For the Birds, Part 2 - Rockin' Robin

The summer that I was ten, we found a baby robin. It was sitting under one of our trees, and it had a broken beak and an injured wing. When we found it, mom called the vet to see what to do. He advised us not to touch it, because we didn't know if it had been abandoned or not, and if it wasn't it definitely would be once it had human scent on it.

The mother did not come back for the baby. The vet advised us to put on a pair of gloves and lift the baby back into the nest. A few hours later, it was sitting on the ground again. It was definitely abandoned.

After another call to the vet, we adopted it. We set him up in a big cardboard box with an old towel, and put a lamp by him for heat. He also had a little water dish. I say he, but that was just what we assumed, it quite easily could have been a female. He was christened Rockin' Robin after the children's song. You know, "Rockin' Robin, tweet, tweet, tweedily deet"? That one.

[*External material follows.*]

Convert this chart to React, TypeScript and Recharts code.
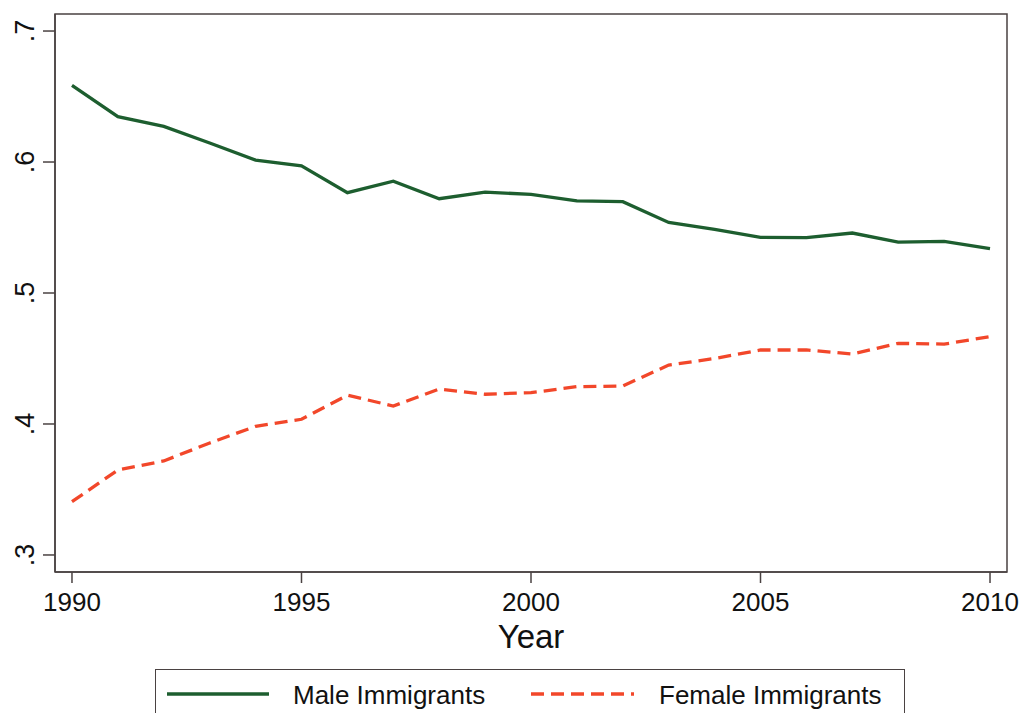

Rockin' Robin was always hungry. Fortunately, we hadn't planted a pumpkin patch that year, so that garden was empty. We would go down three or four times a day and dig through the whole thing looking for worms. We had to cut them up into bite-sized pieces and feed them to him. Luckily, he was growing fast, and soon we could just put the whole worms in with him and he would eat them. Also as he grew older, we found out that cherries were a recommended food for captive robins. The amount of time spent looking for worms was greatly reduced.

Once his injuries had healed, we started taking Rockin' Robin's box outside with us when we were out. He soon started hopping out of his box and exploring the yard a bit. Once he learned to fly, he would go sit in the maple tree, but he would still come back to us at night. One day, of course, he didn't come back.

But that is the way of children, is it not? Eventually they grow up and move on.

We always liked to think he was one of the many adult robins that showed up in our area next spring. Children do come back to visit, after all.